:: Stated exercise ::
Leave out the pictures and retype only the lines from the opening line to the line that holds "dates = pd.date_range('2018-01-01', '2018-10-10', periods=74)", both ends included.

☆ ☆ ☆ ☆ ☆ ☆ ☆

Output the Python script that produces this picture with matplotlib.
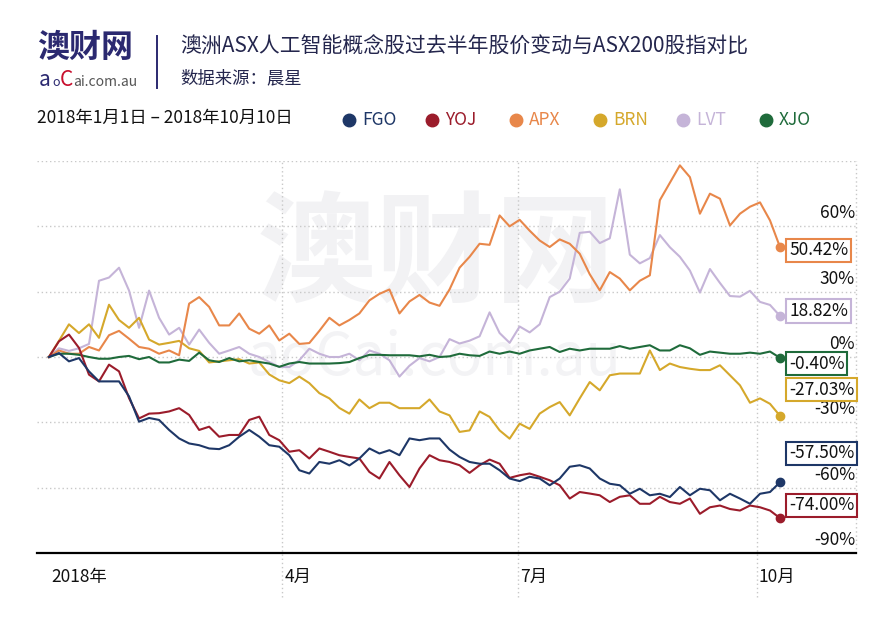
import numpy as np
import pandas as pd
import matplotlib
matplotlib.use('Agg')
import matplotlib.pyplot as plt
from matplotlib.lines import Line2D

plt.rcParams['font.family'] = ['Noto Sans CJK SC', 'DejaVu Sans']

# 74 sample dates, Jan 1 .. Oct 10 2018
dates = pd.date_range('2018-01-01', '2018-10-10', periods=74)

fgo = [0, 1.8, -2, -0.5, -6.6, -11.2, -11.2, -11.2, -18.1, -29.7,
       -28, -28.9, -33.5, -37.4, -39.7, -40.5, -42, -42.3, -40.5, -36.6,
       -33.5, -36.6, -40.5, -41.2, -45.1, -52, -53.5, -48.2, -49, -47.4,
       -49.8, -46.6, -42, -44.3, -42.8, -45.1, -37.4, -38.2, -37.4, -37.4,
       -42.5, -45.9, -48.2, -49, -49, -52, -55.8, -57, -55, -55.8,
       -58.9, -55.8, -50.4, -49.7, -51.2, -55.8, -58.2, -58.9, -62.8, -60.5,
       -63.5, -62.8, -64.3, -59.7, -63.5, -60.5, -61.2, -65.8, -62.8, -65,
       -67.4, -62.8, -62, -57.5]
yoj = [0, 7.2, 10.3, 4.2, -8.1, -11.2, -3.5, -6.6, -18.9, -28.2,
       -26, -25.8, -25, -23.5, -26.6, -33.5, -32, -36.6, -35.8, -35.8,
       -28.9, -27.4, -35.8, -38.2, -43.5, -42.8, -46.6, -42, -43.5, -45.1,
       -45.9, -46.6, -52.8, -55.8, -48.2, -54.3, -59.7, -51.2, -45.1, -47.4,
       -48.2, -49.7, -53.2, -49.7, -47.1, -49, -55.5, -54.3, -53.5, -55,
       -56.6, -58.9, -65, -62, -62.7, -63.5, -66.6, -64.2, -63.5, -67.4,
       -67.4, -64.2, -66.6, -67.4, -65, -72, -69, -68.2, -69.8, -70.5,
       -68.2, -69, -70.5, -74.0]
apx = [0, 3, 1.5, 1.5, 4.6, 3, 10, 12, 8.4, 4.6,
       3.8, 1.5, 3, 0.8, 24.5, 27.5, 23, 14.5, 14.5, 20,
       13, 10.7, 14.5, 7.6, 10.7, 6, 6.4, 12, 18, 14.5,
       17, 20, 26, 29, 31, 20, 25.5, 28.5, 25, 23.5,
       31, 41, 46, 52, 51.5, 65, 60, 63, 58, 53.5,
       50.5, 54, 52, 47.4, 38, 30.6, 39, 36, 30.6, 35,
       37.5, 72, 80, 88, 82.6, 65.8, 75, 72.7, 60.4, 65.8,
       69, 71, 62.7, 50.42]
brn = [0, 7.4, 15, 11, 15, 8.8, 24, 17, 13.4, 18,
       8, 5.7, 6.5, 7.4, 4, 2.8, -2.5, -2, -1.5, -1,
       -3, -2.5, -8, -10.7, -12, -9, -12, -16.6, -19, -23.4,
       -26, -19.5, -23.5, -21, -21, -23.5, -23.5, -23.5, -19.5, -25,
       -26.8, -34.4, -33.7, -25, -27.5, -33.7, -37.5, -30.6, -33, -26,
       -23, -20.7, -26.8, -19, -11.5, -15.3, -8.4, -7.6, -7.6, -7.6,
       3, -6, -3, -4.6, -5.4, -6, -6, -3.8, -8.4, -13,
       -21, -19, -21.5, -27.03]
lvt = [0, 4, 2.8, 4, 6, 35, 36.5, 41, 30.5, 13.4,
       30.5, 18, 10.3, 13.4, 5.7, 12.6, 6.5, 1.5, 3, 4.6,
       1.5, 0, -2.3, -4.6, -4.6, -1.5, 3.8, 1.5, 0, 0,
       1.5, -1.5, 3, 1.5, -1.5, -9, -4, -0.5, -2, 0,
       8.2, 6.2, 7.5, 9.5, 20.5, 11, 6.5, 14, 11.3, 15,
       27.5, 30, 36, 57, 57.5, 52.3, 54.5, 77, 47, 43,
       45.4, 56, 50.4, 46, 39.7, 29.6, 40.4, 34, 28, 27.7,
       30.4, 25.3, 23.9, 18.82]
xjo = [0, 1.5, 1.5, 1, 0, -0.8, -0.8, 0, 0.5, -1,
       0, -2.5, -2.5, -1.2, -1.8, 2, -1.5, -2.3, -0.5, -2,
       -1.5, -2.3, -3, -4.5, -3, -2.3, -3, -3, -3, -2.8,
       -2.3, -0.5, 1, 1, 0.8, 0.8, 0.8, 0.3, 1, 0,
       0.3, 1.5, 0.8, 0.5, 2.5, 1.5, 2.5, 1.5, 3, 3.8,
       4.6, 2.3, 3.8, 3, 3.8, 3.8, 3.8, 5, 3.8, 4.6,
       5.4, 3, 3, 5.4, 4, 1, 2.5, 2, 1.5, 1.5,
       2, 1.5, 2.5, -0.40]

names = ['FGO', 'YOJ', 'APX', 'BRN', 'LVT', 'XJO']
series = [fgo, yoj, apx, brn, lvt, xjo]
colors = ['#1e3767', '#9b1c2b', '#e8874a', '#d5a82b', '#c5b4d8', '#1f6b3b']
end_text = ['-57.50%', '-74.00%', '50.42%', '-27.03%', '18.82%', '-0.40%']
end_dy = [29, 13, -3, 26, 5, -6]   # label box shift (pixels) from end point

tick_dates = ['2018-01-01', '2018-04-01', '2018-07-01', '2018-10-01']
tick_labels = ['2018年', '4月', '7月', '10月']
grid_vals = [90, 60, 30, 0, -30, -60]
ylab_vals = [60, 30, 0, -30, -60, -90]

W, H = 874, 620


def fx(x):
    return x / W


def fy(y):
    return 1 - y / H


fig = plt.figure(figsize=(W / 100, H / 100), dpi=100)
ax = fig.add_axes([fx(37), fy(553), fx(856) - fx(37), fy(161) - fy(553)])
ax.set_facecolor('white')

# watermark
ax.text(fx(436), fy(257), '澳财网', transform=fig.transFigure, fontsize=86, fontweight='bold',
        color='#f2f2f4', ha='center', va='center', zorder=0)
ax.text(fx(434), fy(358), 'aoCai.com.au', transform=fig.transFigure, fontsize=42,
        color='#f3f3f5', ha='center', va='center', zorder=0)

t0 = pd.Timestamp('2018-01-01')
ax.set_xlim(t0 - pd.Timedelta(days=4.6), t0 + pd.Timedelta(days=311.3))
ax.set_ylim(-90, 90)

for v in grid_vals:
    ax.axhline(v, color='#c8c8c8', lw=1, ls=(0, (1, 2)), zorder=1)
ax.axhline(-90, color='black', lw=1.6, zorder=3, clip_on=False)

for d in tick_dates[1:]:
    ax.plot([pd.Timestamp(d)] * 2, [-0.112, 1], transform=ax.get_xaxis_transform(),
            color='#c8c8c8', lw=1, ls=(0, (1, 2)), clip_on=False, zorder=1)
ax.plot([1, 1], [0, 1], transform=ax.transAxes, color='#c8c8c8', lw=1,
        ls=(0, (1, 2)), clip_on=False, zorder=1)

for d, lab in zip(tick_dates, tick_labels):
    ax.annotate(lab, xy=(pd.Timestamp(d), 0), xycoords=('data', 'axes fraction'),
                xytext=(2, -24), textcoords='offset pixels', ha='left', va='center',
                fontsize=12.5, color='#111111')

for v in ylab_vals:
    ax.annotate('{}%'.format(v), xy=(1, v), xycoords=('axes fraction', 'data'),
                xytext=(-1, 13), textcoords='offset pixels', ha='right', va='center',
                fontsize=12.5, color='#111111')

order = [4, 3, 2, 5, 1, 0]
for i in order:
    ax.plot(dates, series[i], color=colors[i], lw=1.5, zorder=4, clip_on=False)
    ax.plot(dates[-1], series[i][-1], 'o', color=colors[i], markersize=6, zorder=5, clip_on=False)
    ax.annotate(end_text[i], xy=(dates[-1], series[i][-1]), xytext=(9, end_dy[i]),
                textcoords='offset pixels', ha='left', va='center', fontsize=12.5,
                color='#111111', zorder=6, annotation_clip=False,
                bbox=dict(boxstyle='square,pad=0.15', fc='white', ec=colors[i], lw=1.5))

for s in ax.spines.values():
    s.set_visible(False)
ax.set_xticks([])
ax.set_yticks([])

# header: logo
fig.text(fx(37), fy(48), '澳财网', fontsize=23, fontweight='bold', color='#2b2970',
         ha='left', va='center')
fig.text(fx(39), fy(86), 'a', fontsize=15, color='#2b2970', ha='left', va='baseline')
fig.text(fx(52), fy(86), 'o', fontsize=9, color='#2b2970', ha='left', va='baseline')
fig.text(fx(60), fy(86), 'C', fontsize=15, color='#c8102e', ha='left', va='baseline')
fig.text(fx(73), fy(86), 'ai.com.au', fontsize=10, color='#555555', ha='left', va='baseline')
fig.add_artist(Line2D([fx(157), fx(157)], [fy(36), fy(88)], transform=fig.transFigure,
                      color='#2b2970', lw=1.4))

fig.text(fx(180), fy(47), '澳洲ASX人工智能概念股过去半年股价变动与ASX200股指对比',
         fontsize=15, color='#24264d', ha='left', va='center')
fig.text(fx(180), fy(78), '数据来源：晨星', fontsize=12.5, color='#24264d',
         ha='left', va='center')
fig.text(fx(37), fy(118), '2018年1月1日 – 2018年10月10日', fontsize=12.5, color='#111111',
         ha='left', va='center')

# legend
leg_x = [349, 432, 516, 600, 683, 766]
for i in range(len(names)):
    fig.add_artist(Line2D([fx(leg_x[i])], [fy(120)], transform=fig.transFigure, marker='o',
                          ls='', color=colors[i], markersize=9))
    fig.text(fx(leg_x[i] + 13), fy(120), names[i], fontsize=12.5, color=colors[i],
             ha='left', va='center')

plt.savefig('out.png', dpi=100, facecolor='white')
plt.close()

☆ ☆ ☆ ☆ ☆ ☆ ☆

:: Output for this exercise ::
Output the Python script that produces this picture with matplotlib.
import numpy as np
import pandas as pd
import matplotlib
matplotlib.use('Agg')
import matplotlib.pyplot as plt
from matplotlib.lines import Line2D

plt.rcParams['font.family'] = ['Noto Sans CJK SC', 'DejaVu Sans']

# 74 sample dates, Jan 1 .. Oct 10 2018
dates = pd.date_range('2018-01-01', '2018-10-10', periods=74)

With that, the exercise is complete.